Description of the task:
Transcribe every line exactly. Leave the pictures behind.

Data segment:
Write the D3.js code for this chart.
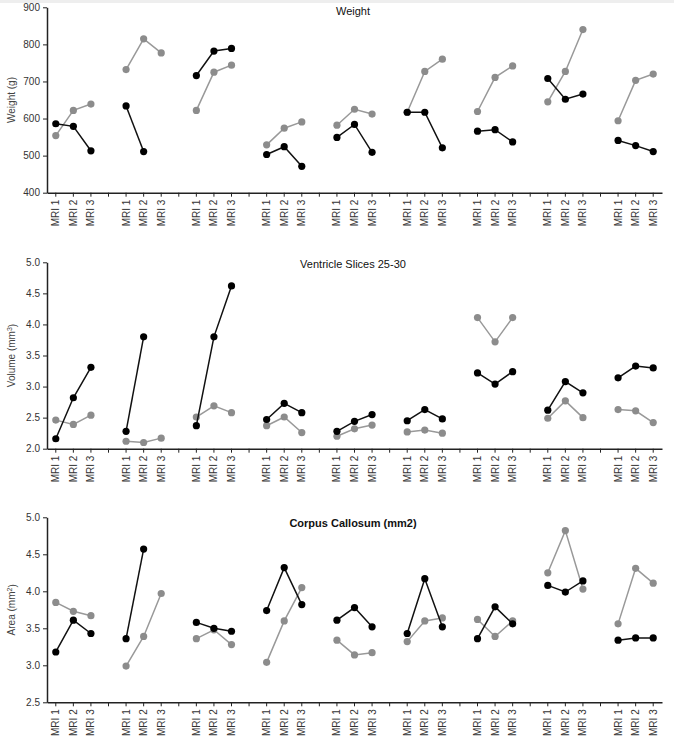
<!DOCTYPE html>
<html lang="en">
<head>
    <meta charset="UTF-8">
    <title>MRI panels</title>
    <script src="https://d3js.org/d3.v7.min.js"></script>
    <style>
        body { margin: 0; background: #fff; }
        svg { display: block; font-family: "Liberation Sans", Arial, sans-serif; }
        .axis path, .axis line { stroke: #222; }
        .axis text { fill: #333; font-size: 10px; }
        .ylabel { fill: #444; font-size: 10px; }
        .title { fill: #111; font-size: 11px; }
    </style>
</head>
<body>
    <svg width="674" height="743"></svg>
    <script>
        // x categories: 9 animals x 3 scans, gap slot between animals
        const scans = ["MRI 1", "MRI 2", "MRI 3"];
        const nGroups = 9;

        // Weight (g), black and grey series, one row per animal
        const weightBlack = [
            [586, 579, 513], [634, 511, null], [716, 782, 789],
            [503, 524, 471], [549, 584, 509], [617, 617, 521],
            [566, 570, 537], [708, 652, 666], [541, 527, 511]
        ];
        const weightGray = [
            [554, 622, 639], [732, 815, 777], [622, 725, 744],
            [529, 574, 591], [582, 625, 612], [617, 727, 760],
            [619, 711, 742], [645, 727, 840], [594, 703, 720]
        ];

        // Ventricle volume (mm3)
        const ventBlack = [
            [2.16, 2.82, 3.31], [2.28, 3.80, null], [2.37, 3.80, 4.62],
            [2.47, 2.73, 2.58], [2.28, 2.44, 2.55], [2.45, 2.63, 2.48],
            [3.22, 3.04, 3.24], [2.62, 3.08, 2.90], [3.14, 3.33, 3.30]
        ];
        const ventGray = [
            [2.46, 2.39, 2.54], [2.12, 2.10, 2.17], [2.51, 2.69, 2.58],
            [2.37, 2.51, 2.26], [2.20, 2.32, 2.38], [2.27, 2.30, 2.25],
            [4.11, 3.72, 4.11], [2.49, 2.77, 2.50], [2.63, 2.61, 2.42]
        ];

        // Corpus callosum area (mm2)
        const ccBlack = [
            [3.18, 3.61, 3.43], [3.36, 4.57, null], [3.58, 3.50, 3.46],
            [3.74, 4.32, 3.82], [3.61, 3.78, 3.52], [3.43, 4.17, 3.52],
            [3.36, 3.79, 3.56], [4.08, 3.99, 4.14], [3.34, 3.37, 3.37]
        ];
        const ccGray = [
            [3.85, 3.73, 3.67], [2.99, 3.39, 3.97], [3.36, 3.48, 3.28],
            [3.04, 3.60, 4.05], [3.34, 3.14, 3.17], [3.32, 3.60, 3.64],
            [3.62, 3.39, 3.60], [4.25, 4.82, 4.03], [3.56, 4.31, 4.11]
        ];

        const panels = [
            { title: "Weight", bold: false, ylabel: ["Weight (g)"], domain: [400, 900], ticks: d3.range(400, 901, 100),
              fmt: d3.format("d"), black: weightBlack, gray: weightGray, top: 7.3, bottom: 192.7, titleY: 15 },
            { title: "Ventricle Slices 25-30", bold: false, ylabel: ["Volume (mm", "3", ")"], domain: [2, 5], ticks: d3.range(2, 5.01, 0.5),
              fmt: d3.format(".1f"), black: ventBlack, gray: ventGray, top: 262.3, bottom: 448.7, titleY: 268 },
            { title: "Corpus Callosum (mm2)", bold: true, ylabel: ["Area (mm", "2", ")"], domain: [2.5, 5], ticks: d3.range(2.5, 5.01, 0.5),
              fmt: d3.format(".1f"), black: ccBlack, gray: ccGray, top: 517.3, bottom: 702.3, titleY: 526.5 }
        ];

        // build slot keys
        const slots = [];
        for (let g = 0; g < nGroups; g++) {
            scans.forEach((s, i) => slots.push({ key: g + "-" + i, label: s }));
            if (g < nGroups - 1) slots.push({ key: "gap" + g, label: "" });
        }
        const labelOf = {};
        slots.forEach(s => labelOf[s.key] = s.label);

        const svg = d3.select("svg");

        // light strip at top of original
        svg.append("rect").attr("x", 0).attr("y", 0).attr("width", 674).attr("height", 3).attr("fill", "#eeeeee");

        const x = d3.scaleBand()
            .domain(slots.map(s => s.key))
            .range([47, 662])
            .padding(0);
        const cx = (g, i) => x(g + "-" + i) + x.bandwidth() / 2;

        panels.forEach(p => {
            const y = d3.scaleLinear().domain(p.domain).range([p.bottom, p.top]);
            const gp = svg.append("g");

            gp.append("g")
                .attr("class", "axis")
                .attr("transform", "translate(47,0)")
                .call(d3.axisLeft(y).tickValues(p.ticks).tickFormat(p.fmt).tickSize(4).tickSizeOuter(0))
                .call(g => g.select(".domain").attr("stroke-width", 1.5));

            const xa = gp.append("g")
                .attr("class", "axis")
                .attr("transform", "translate(0," + p.bottom + ")")
                .call(d3.axisBottom(x).tickFormat(k => labelOf[k]).tickSize(4).tickSizeOuter(0))
                .call(g => g.select(".domain").attr("stroke-width", 1.5));
            xa.selectAll("text")
                .attr("transform", "rotate(-90)")
                .attr("text-anchor", "end")
                .attr("x", -7)
                .attr("y", 0)
                .attr("dy", "0.35em");

            // y label
            const yl = gp.append("text")
                .attr("class", "ylabel")
                .attr("transform", "translate(15," + ((p.top + p.bottom) / 2) + ") rotate(-90)")
                .attr("text-anchor", "middle");
            yl.append("tspan").text(p.ylabel[0]);
            if (p.ylabel.length > 1) {
                yl.append("tspan").attr("dy", "-0.4em").attr("font-size", "7px").text(p.ylabel[1]);
                yl.append("tspan").attr("dy", "0.4em").text(p.ylabel[2]);
            }

            gp.append("text")
                .attr("class", "title")
                .attr("x", 353)
                .attr("y", p.titleY)
                .attr("text-anchor", "middle")
                .attr("font-weight", p.bold ? "bold" : "normal")
                .text(p.title);

            const line = d3.line()
                .defined(d => d.v != null)
                .x(d => cx(d.g, d.i))
                .y(d => y(d.v));

            const series = [
                { data: p.gray, stroke: "#999999", fill: "#8c8c8c" },
                { data: p.black, stroke: "#111111", fill: "#000000" }
            ];
            series.forEach(s => {
                s.data.forEach((row, g) => {
                    const pts = row.map((v, i) => ({ g, i, v }));
                    gp.append("path")
                        .datum(pts)
                        .attr("fill", "none")
                        .attr("stroke", s.stroke)
                        .attr("stroke-width", 1.5)
                        .attr("d", line);
                    gp.selectAll(null)
                        .data(pts.filter(d => d.v != null))
                        .enter().append("circle")
                        .attr("cx", d => cx(d.g, d.i))
                        .attr("cy", d => y(d.v))
                        .attr("r", 3.6)
                        .attr("fill", s.fill);
                });
            });
        });
    </script>
</body>
</html>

Finished task:
Write the D3.js code for this chart.
<!DOCTYPE html>
<html lang="en">
<head>
    <meta charset="UTF-8">
    <title>MRI panels</title>
    <script src="https://d3js.org/d3.v7.min.js"></script>
    <style>
        body { margin: 0; background: #fff; }
        svg { display: block; font-family: "Liberation Sans", Arial, sans-serif; }
        .axis path, .axis line { stroke: #222; }
        .axis text { fill: #333; font-size: 10px; }
        .ylabel { fill: #444; font-size: 10px; }
        .title { fill: #111; font-size: 11px; }
    </style>
</head>
<body>
    <svg width="674" height="743"></svg>
    <script>
        // x categories: 9 animals x 3 scans, gap slot between animals
        const scans = ["MRI 1", "MRI 2", "MRI 3"];
        const nGroups = 9;

        // Weight (g), black and grey series, one row per animal
        const weightBlack = [
            [586, 579, 513], [634, 511, null], [716, 782, 789],
            [503, 524, 471], [549, 584, 509], [617, 617, 521],
            [566, 570, 537], [708, 652, 666], [541, 527, 511]
        ];
        const weightGray = [
            [554, 622, 639], [732, 815, 777], [622, 725, 744],
            [529, 574, 591], [582, 625, 612], [617, 727, 760],
            [619, 711, 742], [645, 727, 840], [594, 703, 720]
        ];

        // Ventricle volume (mm3)
        const ventBlack = [
            [2.16, 2.82, 3.31], [2.28, 3.80, null], [2.37, 3.80, 4.62],
            [2.47, 2.73, 2.58], [2.28, 2.44, 2.55], [2.45, 2.63, 2.48],
            [3.22, 3.04, 3.24], [2.62, 3.08, 2.90], [3.14, 3.33, 3.30]
        ];
        const ventGray = [
            [2.46, 2.39, 2.54], [2.12, 2.10, 2.17], [2.51, 2.69, 2.58],
            [2.37, 2.51, 2.26], [2.20, 2.32, 2.38], [2.27, 2.30, 2.25],
            [4.11, 3.72, 4.11], [2.49, 2.77, 2.50], [2.63, 2.61, 2.42]
        ];

        // Corpus callosum area (mm2)
        const ccBlack = [
            [3.18, 3.61, 3.43], [3.36, 4.57, null], [3.58, 3.50, 3.46],
            [3.74, 4.32, 3.82], [3.61, 3.78, 3.52], [3.43, 4.17, 3.52],
            [3.36, 3.79, 3.56], [4.08, 3.99, 4.14], [3.34, 3.37, 3.37]
        ];
        const ccGray = [
            [3.85, 3.73, 3.67], [2.99, 3.39, 3.97], [3.36, 3.48, 3.28],
            [3.04, 3.60, 4.05], [3.34, 3.14, 3.17], [3.32, 3.60, 3.64],
            [3.62, 3.39, 3.60], [4.25, 4.82, 4.03], [3.56, 4.31, 4.11]
        ];

        const panels = [
            { title: "Weight", bold: false, ylabel: ["Weight (g)"], domain: [400, 900], ticks: d3.range(400, 901, 100),
              fmt: d3.format("d"), black: weightBlack, gray: weightGray, top: 7.3, bottom: 192.7, titleY: 15 },
            { title: "Ventricle Slices 25-30", bold: false, ylabel: ["Volume (mm", "3", ")"], domain: [2, 5], ticks: d3.range(2, 5.01, 0.5),
              fmt: d3.format(".1f"), black: ventBlack, gray: ventGray, top: 262.3, bottom: 448.7, titleY: 268 },
            { title: "Corpus Callosum (mm2)", bold: true, ylabel: ["Area (mm", "2", ")"], domain: [2.5, 5], ticks: d3.range(2.5, 5.01, 0.5),
              fmt: d3.format(".1f"), black: ccBlack, gray: ccGray, top: 517.3, bottom: 702.3, titleY: 526.5 }
        ];

        // build slot keys
        const slots = [];
        for (let g = 0; g < nGroups; g++) {
            scans.forEach((s, i) => slots.push({ key: g + "-" + i, label: s }));
            if (g < nGroups - 1) slots.push({ key: "gap" + g, label: "" });
        }
        const labelOf = {};
        slots.forEach(s => labelOf[s.key] = s.label);

        const svg = d3.select("svg");

        // light strip at top of original
        svg.append("rect").attr("x", 0).attr("y", 0).attr("width", 674).attr("height", 3).attr("fill", "#eeeeee");

        const x = d3.scaleBand()
            .domain(slots.map(s => s.key))
            .range([47, 662])
            .padding(0);
        const cx = (g, i) => x(g + "-" + i) + x.bandwidth() / 2;

        panels.forEach(p => {
            const y = d3.scaleLinear().domain(p.domain).range([p.bottom, p.top]);
            const gp = svg.append("g");

            gp.append("g")
                .attr("class", "axis")
                .attr("transform", "translate(47,0)")
                .call(d3.axisLeft(y).tickValues(p.ticks).tickFormat(p.fmt).tickSize(4).tickSizeOuter(0))
                .call(g => g.select(".domain").attr("stroke-width", 1.5));

            const xa = gp.append("g")
                .attr("class", "axis")
                .attr("transform", "translate(0," + p.bottom + ")")
                .call(d3.axisBottom(x).tickFormat(k => labelOf[k]).tickSize(4).tickSizeOuter(0))
                .call(g => g.select(".domain").attr("stroke-width", 1.5));
            xa.selectAll("text")
                .attr("transform", "rotate(-90)")
                .attr("text-anchor", "end")
                .attr("x", -7)
                .attr("y", 0)
                .attr("dy", "0.35em");

            // y label
            const yl = gp.append("text")
                .attr("class", "ylabel")
                .attr("transform", "translate(15," + ((p.top + p.bottom) / 2) + ") rotate(-90)")
                .attr("text-anchor", "middle");
            yl.append("tspan").text(p.ylabel[0]);
            if (p.ylabel.length > 1) {
                yl.append("tspan").attr("dy", "-0.4em").attr("font-size", "7px").text(p.ylabel[1]);
                yl.append("tspan").attr("dy", "0.4em").text(p.ylabel[2]);
            }

            gp.append("text")
                .attr("class", "title")
                .attr("x", 353)
                .attr("y", p.titleY)
                .attr("text-anchor", "middle")
                .attr("font-weight", p.bold ? "bold" : "normal")
                .text(p.title);

            const line = d3.line()
                .defined(d => d.v != null)
                .x(d => cx(d.g, d.i))
                .y(d => y(d.v));

            const series = [
                { data: p.gray, stroke: "#999999", fill: "#8c8c8c" },
                { data: p.black, stroke: "#111111", fill: "#000000" }
            ];
            series.forEach(s => {
                s.data.forEach((row, g) => {
                    const pts = row.map((v, i) => ({ g, i, v }));
                    gp.append("path")
                        .datum(pts)
                        .attr("fill", "none")
                        .attr("stroke", s.stroke)
                        .attr("stroke-width", 1.5)
                        .attr("d", line);
                    gp.selectAll(null)
                        .data(pts.filter(d => d.v != null))
                        .enter().append("circle")
                        .attr("cx", d => cx(d.g, d.i))
                        .attr("cy", d => y(d.v))
                        .attr("r", 3.6)
                        .attr("fill", s.fill);
                });
            });
        });
    </script>
</body>
</html>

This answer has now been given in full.